The Liberty of the Press (Thomas Erskine)

The proposition which I mean to maintain as the basis of the liberty of the press, and without which it is an empty sound, is this: that every man, not intending to mislead, but seeking to enlighten others with what his own reason and conscience, however erroneously, have dictated to him as truth, may address himself to the universal reason of a whole nation, either up the subject of government in general, or upon that of our own particular country: that he may analyse the principle of its constitution, point out its errors and defects, examine and publish its corruptions, warn his fellow-citizens against their ruinous consequences, and exert his whole faculties in pointing out the most advantageous changes in establishments which he considers to be radically defective, or sliding from their object by abuse. All this every subject of this country has right to do, if he contemplates only what he thinks would be for its advantage, and but seeks to change the public mind by the conviction which flows from reasonings dictated by conscience.

If, indeed, he writes what he does not think; if, contemplating the misery of others, he wickedly condemns what his own understanding approves; or, even admitting his real disgust against the government or its corruptions, if he calumniates living magistrates, or holds out to individuals that they have a right to run before the public mind in their conduct; that they may oppose by contumacy or force what private reason only disapproves; that they may disobey the law, because their judgment condemns it; or resist the public will, because they honestly wish to change it---he is then a criminal upon every principle of rational policy, as well as upon the immemorial precedents of English justice; because such a person seeks to disunite individuals from their duty to the whole, and excites to overt acts of misconduct in a part of the community, instead of endeavouring to change, by the impulse of reason, that universal assent which, in this and in every country, constitutes the law for all.

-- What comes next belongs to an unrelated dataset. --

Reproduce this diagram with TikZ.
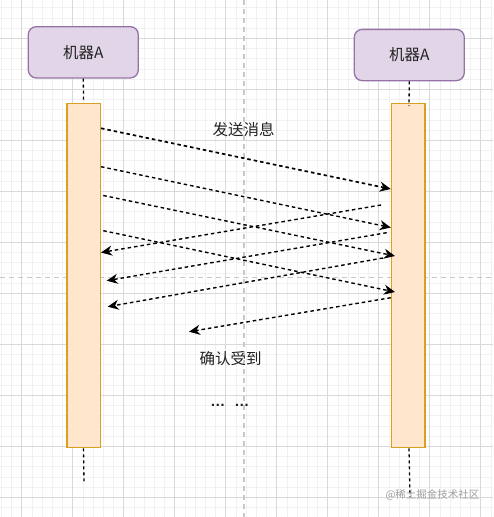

Let me not, therefore, be suspected to be contending that it is lawful to write a book pointing out defects in the English Government, and exciting individuals to destroy its sanctions and to refuse obedience. But, on the other hand, I do contend that it is lawful to address the English nation on these momentous subjects; for had it not been for this inalienable right (thanks be to God and our fathers for establishing it!), how should we have had this constitution which we so loudly boast of? If, in the march of the human mind, no man could have gone before the establishments of the time he lived in, how could our establishment, by reiterated changes, have become what it is? If no man could have awakened the public mind to errors and abuses in our Government, how could it have passed on from stage to stage, through reformation and revolution, so as to have arrived from barbarism to such a pitch of happiness and perfection, that the Attorney-General considers it as profanation to touch it further, or to look for any further amendment?